Building a Computer Model of the Propylaea


Dr. Tasos Tanoulas, who directs the current examination and restoration work on the Propylaea in Athens (for the Committee for the Preservation of the Acropolis Monuments); Mary Ioannidou, an engineer working with Mr. Tanoulas on the Propylaea; and CSA Director Harrison Eiteljorg, II, are beginning a project to create an AutoCAD® model of the in-situ remains of the Propylaea and, ultimately, of the building as it appeared in antiquity. Mr. Tanoulas and Mr. Eiteljorg have been making preliminary plans for some time, and Ms. Ioannidou has also been eagerly preparing to begin this work.

Ms. Ioannidou will be in charge of the CAD work in Athens, using the drawings and records created by Mr. Tanoulas in the course of his work - a portion of them now available in his recently published two-volume work, The Propylaea of the Athenian Acropolis During the Middle Ages (Athens, 1997).
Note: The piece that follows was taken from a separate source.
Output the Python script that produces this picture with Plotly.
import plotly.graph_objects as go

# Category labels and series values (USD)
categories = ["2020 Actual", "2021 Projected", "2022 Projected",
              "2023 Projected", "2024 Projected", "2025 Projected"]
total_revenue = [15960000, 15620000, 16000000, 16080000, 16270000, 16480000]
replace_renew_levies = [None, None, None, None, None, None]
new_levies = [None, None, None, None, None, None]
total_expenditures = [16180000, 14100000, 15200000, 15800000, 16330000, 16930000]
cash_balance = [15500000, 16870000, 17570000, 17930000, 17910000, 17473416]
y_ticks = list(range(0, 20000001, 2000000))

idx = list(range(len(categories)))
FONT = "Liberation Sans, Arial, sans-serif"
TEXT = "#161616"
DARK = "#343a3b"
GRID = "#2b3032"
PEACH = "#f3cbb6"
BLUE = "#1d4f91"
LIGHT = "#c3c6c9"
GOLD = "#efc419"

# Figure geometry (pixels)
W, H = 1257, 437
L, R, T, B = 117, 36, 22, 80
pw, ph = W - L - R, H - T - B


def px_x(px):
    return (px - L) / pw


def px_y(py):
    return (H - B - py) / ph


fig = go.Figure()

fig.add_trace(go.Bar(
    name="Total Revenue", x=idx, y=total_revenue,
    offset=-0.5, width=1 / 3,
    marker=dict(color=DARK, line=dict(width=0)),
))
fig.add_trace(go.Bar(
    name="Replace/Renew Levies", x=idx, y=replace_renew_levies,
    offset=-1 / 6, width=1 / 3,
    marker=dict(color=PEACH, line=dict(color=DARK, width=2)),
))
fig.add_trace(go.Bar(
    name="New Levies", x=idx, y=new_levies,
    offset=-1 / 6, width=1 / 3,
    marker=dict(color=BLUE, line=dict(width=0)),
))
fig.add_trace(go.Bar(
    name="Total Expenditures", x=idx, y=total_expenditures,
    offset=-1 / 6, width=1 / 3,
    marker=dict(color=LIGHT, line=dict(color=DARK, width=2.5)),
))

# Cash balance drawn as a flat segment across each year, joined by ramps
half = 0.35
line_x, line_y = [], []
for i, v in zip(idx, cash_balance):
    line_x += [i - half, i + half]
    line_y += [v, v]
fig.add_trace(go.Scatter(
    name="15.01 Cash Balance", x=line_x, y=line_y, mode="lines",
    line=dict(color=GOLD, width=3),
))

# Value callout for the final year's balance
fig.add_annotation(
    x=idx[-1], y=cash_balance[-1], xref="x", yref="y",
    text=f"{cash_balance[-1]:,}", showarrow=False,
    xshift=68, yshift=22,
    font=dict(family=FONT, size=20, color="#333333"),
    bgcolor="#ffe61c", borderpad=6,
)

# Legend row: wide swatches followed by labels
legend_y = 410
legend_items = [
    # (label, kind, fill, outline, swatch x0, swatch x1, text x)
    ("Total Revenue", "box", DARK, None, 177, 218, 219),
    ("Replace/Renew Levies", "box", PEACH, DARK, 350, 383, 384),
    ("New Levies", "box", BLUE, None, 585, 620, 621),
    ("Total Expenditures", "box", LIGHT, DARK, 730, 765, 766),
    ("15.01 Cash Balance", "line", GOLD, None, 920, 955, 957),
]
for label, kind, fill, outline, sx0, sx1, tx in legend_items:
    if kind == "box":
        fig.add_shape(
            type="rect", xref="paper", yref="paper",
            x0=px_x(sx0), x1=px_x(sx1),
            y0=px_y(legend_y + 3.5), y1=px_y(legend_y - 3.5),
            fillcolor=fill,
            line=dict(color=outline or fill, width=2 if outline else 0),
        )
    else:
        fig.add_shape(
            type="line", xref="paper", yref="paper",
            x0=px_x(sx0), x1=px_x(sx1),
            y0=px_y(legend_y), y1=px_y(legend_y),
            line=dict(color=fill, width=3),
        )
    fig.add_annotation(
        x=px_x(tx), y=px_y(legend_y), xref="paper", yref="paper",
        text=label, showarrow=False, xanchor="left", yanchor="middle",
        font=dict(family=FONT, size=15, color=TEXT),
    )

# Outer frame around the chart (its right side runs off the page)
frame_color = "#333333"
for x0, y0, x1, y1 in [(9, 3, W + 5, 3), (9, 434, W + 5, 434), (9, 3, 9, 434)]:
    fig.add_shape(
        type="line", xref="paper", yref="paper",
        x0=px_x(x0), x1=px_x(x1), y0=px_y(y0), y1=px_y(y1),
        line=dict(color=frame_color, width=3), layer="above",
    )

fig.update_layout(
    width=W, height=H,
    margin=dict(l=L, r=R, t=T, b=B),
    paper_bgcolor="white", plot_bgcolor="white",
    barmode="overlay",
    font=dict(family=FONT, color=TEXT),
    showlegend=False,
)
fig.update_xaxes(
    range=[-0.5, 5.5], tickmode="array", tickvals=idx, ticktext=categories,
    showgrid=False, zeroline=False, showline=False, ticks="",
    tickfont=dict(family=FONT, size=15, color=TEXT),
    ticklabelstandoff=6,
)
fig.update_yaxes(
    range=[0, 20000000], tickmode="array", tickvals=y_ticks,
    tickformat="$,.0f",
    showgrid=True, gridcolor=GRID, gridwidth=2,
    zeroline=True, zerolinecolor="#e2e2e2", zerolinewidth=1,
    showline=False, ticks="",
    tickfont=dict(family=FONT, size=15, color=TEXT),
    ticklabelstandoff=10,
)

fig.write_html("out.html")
Of course, Ms. Ioannidou will also have access to the monument itself to check or obtain new data.

Ms. Ioannidou will work with a copy of AutoCAD R14 that is being donated by Autodesk®, Inc. She will also take an AutoCAD training course in Athens.
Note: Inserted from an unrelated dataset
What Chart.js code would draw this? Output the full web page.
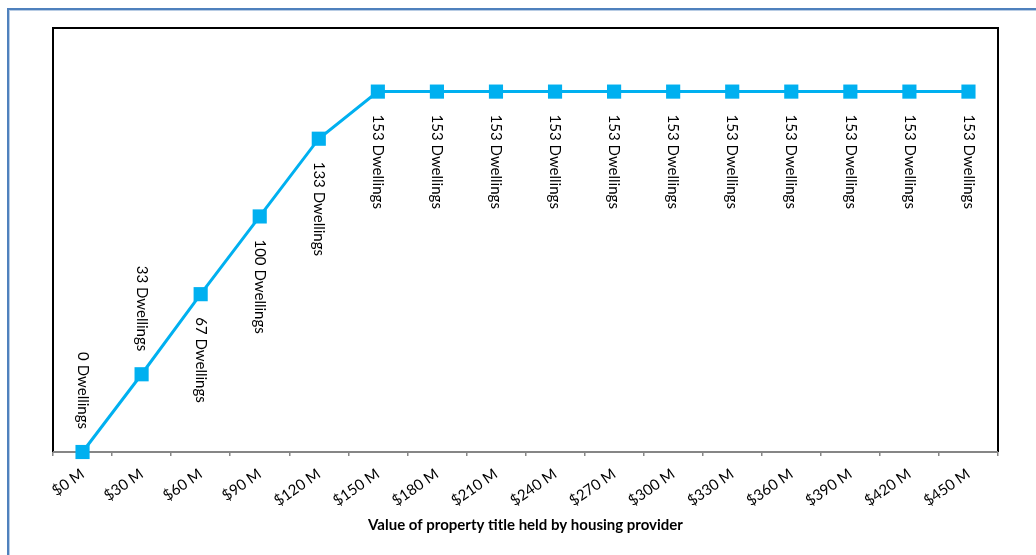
<!DOCTYPE html>
<html>
<head>
<meta charset="utf-8">
<script src="https://cdn.jsdelivr.net/npm/chart.js@4/dist/chart.umd.min.js"></script>
<style>
  html, body { margin: 0; padding: 0; background: #fff; }
  #wrap { position: relative; width: 1036px; height: 555px; }
</style>
</head>
<body>
<div id="wrap"><canvas id="c" width="1036" height="555"></canvas></div>
<script>
const categories = ['$0 M','$30 M','$60 M','$90 M','$120 M','$150 M','$180 M','$210 M','$240 M','$270 M','$300 M','$330 M','$360 M','$390 M','$420 M','$450 M'];
const dwellings = [0, 33, 67, 100, 133, 153, 153, 153, 153, 153, 153, 153, 153, 153, 153, 153];
const labelAbove = [true, true, false, false, false, false, false, false, false, false, false, false, false, false, false, false];
const xTitle = 'Value of property title held by housing provider';
const labelSuffix = ' Dwellings';

const FONT = 'Lato, Carlito, Calibri, "Open Sans", sans-serif';

const frame = {
  id: 'frame',
  beforeDraw(chart) {
    const ctx = chart.ctx;
    ctx.save();
    ctx.fillStyle = '#fff';
    ctx.fillRect(0, 0, chart.width, chart.height);
    ctx.strokeStyle = '#4f81bd';
    ctx.lineWidth = 2;
    ctx.strokeRect(8, 9, 1200, 1200);
    ctx.strokeStyle = '#b8cce4';
    ctx.lineWidth = 1;
    ctx.strokeRect(9.5, 10.5, 1200, 1200);
    ctx.restore();
  },
  beforeDatasetsDraw(chart) {
    const {ctx, chartArea: a} = chart;
    ctx.save();
    ctx.strokeStyle = '#000';
    ctx.lineWidth = 2;
    ctx.beginPath();
    ctx.moveTo(a.left, a.bottom);
    ctx.lineTo(a.left, a.top);
    ctx.lineTo(a.right, a.top);
    ctx.lineTo(a.right, a.bottom);
    ctx.stroke();
    ctx.strokeStyle = '#868686';
    ctx.beginPath();
    ctx.moveTo(a.left, a.bottom);
    ctx.lineTo(a.right, a.bottom);
    ctx.stroke();
    ctx.restore();
  }
};

const dataLabels = {
  id: 'dataLabels',
  afterDatasetsDraw(chart) {
    const ctx = chart.ctx;
    const meta = chart.getDatasetMeta(0);
    ctx.save();
    ctx.font = '15px ' + FONT;
    ctx.fillStyle = '#000';
    ctx.textBaseline = 'middle';
    meta.data.forEach((pt, i) => {
      const txt = dwellings[i] + labelSuffix;
      ctx.save();
      ctx.translate(pt.x, pt.y);
      ctx.rotate(Math.PI / 2);
      if (labelAbove[i]) {
        ctx.textAlign = 'right';
        ctx.fillText(txt, -23, 0);
      } else {
        ctx.textAlign = 'left';
        ctx.fillText(txt, 23, 0);
      }
      ctx.restore();
    });
    ctx.restore();
  }
};

new Chart(document.getElementById('c'), {
  type: 'line',
  data: {
    labels: categories,
    datasets: [{
      data: dwellings,
      borderColor: '#00b0f0',
      backgroundColor: '#00b0f0',
      borderWidth: 3,
      pointStyle: 'rect',
      pointRadius: 10,
      pointBorderWidth: 0,
      pointBackgroundColor: '#00b0f0',
      tension: 0,
      clip: false
    }]
  },
  options: {
    responsive: false,
    animation: false,
    devicePixelRatio: 1,
    layout: { padding: { left: 53, top: 28, right: 38, bottom: 0 } },
    plugins: { legend: { display: false }, tooltip: { enabled: false } },
    scales: {
      y: {
        display: false,
        min: 0,
        max: 180
      },
      x: {
        offset: true,
        grid: {
          offset: true,
          drawOnChartArea: false,
          drawTicks: true,
          tickLength: 4,
          color: '#868686',
          lineWidth: 1.5
        },
        border: { display: false },
        ticks: {
          autoSkip: false,
          maxRotation: 35,
          minRotation: 35,
          color: '#000',
          font: { family: FONT, size: 15 },
          padding: 9
        },
        title: {
          display: true,
          text: xTitle,
          color: '#000',
          font: { family: FONT, size: 15, weight: 'bold' },
          padding: { top: 0, bottom: 21 }
        },
        afterFit(scale) { scale.height = 103; }
      }
    }
  },
  plugins: [frame, dataLabels]
});
</script>
</body>
</html>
CSA will provide a computer for Ms. Ioannidou and will also provide funding for the first phase of the project. In addition, Mr. Eiteljorg will assist Ms. Ioannidou in learning how to apply AutoCAD to the task at hand, since training courses are usually intended to teach people to design new things rather than to model existing ones.
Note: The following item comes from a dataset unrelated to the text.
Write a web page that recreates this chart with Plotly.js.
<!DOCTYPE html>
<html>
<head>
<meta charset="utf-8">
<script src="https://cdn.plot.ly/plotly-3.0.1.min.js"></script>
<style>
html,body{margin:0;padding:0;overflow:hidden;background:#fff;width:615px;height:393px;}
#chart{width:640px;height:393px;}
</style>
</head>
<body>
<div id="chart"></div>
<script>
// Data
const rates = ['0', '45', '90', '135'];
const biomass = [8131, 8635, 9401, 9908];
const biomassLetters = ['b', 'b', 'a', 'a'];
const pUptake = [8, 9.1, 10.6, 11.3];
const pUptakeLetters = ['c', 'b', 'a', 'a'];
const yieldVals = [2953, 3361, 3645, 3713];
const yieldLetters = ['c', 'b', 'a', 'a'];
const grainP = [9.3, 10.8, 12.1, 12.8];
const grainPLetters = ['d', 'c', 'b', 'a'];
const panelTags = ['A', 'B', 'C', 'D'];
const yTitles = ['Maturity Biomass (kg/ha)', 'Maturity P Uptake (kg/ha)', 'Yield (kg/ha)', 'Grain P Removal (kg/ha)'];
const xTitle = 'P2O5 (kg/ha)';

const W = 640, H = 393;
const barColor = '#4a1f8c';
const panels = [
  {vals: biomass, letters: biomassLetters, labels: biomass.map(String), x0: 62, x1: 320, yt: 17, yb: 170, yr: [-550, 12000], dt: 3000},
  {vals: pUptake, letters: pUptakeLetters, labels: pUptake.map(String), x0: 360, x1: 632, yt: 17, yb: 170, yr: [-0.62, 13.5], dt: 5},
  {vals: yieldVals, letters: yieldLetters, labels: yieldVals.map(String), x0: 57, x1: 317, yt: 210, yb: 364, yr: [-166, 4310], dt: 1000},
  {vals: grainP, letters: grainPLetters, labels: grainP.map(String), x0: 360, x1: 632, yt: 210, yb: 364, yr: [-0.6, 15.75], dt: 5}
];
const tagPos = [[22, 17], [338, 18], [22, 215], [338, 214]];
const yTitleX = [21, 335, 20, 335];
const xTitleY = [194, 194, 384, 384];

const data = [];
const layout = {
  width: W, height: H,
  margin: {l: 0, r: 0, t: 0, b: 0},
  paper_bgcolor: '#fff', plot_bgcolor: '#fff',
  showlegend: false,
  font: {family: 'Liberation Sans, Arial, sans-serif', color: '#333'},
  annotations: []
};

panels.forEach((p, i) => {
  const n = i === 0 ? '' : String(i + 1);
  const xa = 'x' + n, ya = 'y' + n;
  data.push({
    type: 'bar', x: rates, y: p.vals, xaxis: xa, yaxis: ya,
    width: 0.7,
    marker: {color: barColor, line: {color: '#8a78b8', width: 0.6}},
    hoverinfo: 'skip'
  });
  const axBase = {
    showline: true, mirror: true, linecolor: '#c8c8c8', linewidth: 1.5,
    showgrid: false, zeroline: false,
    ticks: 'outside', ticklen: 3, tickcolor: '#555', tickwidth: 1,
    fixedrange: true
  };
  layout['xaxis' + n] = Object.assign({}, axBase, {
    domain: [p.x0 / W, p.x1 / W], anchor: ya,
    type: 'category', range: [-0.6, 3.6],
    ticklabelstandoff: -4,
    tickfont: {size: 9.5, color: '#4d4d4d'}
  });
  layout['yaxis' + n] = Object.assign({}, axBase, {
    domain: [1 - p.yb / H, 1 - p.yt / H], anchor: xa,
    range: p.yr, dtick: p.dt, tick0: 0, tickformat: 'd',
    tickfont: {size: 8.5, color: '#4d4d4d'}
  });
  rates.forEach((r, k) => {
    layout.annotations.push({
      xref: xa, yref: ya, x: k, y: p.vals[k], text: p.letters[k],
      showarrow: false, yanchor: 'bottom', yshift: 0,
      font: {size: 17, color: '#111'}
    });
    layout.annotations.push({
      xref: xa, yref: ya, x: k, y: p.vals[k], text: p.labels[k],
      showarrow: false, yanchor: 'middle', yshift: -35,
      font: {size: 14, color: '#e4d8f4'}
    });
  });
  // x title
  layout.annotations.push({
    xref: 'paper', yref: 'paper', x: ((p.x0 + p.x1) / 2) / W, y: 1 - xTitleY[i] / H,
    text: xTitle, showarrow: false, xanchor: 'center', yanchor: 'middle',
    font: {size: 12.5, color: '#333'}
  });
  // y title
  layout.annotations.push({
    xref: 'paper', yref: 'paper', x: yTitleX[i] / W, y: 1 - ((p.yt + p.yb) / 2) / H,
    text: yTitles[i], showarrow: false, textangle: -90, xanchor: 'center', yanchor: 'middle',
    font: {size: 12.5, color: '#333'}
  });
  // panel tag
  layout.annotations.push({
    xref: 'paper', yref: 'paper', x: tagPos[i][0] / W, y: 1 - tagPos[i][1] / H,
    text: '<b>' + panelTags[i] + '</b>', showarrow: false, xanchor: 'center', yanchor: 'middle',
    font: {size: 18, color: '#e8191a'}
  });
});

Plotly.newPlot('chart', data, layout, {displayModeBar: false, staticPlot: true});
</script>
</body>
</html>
The first phase of the project involves training and preliminary work only. Once the parameters of the work have been defined and the preparations made, the second phase will begin. The second phase will be the actual modeling of the in-situ remains. The third and final phase will be the restoration of the Propylaea in the computer.

This project is not only a superb opportunity to work on an extremely important monument from antiquity, it is also a natural one for Mr. Eiteljorg, since his model of the predecessor of the Propylaea already exists. When complete, the Propylaea model may be used with the older propylon model to show the successive entrances to the Acropolis for any moment in time from the Bronze Age through the Middle Ages.

Mr. Eiteljorg will be in Athens in early June, and work on Phase One will begin then.

The assistance of Autodesk, Inc. in this project - providing a copy of AutoCAD R14 - is greatly appreciated.